One of the town in the Oromia Regional state of Ethiopia

Bilo, formerly spelled Billo and Billò, is a town in central Ethiopia. It is located in the East Welega Zone of the Oromia at an elevation of 2505 m above sea level. Bilo is the administrative center of Wama Bonaya woreda and was sometimes also known as Bila and Falle.

==Overview==
Local landmarks in Bilo include the Medhane Alem church.

The Russian explorer Alexander Bulatovich visited Bilo 8 November 1896. At the time, it was a crossroads for caravans travelling between south-western Ethiopia and Gojjam on their way to the traditional Ethiopian port of Massawa. Although it was in the territory of Dejazmach Demissew Nassibu, it was not part of it; instead it was under the rule of a nagadras or governor of its marketplace. Bulatovich noted that the settlement had fewer than 300 permanent residents and, in light of the colonial developments along the Red Sea coast, most of south Ethiopia's trade had shifted to the routes through Harar to the French port at Djibouti and the British-held port at Zayla. The opening of the Franco-Ethiopian Railway at Dire Dawa in 1901 drove still more of the trade along these routes at the expense of Bilo and nearby Leika.

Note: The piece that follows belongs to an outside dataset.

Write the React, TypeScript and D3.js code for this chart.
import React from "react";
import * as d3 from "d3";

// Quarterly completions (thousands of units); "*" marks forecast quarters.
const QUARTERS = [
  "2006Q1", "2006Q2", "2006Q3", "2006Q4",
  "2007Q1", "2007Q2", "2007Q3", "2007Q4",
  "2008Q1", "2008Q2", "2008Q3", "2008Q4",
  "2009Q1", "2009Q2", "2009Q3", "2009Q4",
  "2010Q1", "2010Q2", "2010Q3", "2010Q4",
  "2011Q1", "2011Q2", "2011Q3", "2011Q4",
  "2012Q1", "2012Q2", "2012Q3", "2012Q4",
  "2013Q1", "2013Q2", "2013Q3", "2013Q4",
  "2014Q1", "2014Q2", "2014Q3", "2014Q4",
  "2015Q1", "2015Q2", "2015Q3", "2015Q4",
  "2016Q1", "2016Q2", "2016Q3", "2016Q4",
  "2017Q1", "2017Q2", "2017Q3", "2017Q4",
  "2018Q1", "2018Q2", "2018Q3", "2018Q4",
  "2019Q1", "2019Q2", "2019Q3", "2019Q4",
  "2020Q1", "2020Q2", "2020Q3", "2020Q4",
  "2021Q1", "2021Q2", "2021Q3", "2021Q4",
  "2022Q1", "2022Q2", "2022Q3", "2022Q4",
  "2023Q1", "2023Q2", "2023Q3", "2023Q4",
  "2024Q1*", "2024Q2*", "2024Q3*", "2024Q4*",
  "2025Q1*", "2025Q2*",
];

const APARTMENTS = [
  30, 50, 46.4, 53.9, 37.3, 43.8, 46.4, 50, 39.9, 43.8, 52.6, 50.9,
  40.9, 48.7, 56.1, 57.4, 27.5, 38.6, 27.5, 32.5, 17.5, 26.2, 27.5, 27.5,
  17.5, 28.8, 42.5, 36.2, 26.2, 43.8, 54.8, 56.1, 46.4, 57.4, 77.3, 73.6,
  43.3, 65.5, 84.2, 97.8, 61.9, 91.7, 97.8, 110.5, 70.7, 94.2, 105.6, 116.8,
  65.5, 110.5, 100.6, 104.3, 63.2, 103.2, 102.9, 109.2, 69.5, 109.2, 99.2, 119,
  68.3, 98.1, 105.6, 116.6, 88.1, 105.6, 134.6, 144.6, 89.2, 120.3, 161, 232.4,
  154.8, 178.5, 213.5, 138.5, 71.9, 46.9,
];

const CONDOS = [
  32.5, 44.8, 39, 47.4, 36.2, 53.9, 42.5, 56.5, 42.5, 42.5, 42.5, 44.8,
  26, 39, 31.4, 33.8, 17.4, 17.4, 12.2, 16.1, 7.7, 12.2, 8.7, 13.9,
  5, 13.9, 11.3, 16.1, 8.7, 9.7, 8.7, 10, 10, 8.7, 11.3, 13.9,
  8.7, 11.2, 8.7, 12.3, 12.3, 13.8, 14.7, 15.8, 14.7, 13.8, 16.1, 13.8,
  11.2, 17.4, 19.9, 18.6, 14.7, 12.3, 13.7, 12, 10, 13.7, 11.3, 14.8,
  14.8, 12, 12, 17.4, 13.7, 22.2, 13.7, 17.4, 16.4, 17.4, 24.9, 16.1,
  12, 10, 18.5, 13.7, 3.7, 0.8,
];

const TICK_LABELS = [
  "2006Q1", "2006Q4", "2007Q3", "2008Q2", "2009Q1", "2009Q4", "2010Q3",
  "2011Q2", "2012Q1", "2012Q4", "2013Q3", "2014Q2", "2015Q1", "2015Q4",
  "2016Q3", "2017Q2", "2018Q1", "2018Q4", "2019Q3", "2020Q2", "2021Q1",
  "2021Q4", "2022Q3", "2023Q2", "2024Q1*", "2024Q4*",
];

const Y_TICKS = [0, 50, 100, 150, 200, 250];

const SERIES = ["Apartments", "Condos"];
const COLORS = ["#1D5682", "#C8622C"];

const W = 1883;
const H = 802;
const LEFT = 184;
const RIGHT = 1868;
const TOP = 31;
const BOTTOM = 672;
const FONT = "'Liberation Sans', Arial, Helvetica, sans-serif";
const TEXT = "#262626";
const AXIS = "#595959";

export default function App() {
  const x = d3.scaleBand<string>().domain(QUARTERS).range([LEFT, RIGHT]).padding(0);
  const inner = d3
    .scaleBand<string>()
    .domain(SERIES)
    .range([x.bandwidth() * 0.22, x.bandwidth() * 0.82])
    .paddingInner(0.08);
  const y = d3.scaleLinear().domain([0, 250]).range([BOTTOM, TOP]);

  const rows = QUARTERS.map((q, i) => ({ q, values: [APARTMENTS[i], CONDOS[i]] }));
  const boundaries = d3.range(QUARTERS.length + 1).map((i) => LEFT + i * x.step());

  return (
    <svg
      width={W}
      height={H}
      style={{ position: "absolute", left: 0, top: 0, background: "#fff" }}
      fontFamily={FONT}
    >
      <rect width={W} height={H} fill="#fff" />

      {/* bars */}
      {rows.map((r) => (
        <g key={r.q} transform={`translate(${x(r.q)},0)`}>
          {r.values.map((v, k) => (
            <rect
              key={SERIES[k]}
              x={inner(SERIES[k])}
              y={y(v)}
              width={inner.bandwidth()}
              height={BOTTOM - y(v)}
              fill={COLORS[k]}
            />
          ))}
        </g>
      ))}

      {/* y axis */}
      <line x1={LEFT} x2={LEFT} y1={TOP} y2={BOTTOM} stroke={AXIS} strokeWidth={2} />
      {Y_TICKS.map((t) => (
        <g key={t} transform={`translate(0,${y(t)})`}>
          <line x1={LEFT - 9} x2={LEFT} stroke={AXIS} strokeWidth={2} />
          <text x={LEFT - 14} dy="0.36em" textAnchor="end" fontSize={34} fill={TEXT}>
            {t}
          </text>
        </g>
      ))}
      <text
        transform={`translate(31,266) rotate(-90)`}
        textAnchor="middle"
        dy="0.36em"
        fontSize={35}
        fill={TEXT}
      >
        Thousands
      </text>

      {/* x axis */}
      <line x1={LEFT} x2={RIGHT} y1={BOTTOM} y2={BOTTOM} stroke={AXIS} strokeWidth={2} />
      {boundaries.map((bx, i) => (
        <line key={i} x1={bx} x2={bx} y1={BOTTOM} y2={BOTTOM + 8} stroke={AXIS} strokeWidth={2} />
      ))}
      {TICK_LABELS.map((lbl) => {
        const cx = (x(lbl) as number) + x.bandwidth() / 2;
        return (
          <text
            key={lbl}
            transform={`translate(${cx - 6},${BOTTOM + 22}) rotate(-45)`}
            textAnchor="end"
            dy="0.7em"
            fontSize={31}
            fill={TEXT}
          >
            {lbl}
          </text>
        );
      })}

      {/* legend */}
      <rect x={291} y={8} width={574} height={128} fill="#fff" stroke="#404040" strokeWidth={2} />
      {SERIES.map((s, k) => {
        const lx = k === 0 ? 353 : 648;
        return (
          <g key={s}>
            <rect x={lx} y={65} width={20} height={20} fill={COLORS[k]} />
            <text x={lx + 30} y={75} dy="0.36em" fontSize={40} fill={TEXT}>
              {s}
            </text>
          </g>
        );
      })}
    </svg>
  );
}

Dunlop mentions Bilo in his memoirs of travelling through western Ethiopia with Captain R.H.R. Taylor in 1935, as where they watched women spin thread and a man weave cloth to be sold at Addis Ababa. Dunlop describes Bilo as a "village of some size" east of the Dodu pass between Mount Konchi and Mount Sodu

== Demographics ==
Based on figures from the Central Statistical Agency in 2005, Bilo has an estimated total population of 2,401 of whom 1,108 are men and 1,293 are women. The 1994 census reported this town had a total population of 1,346 of whom 601 were men and 745 women.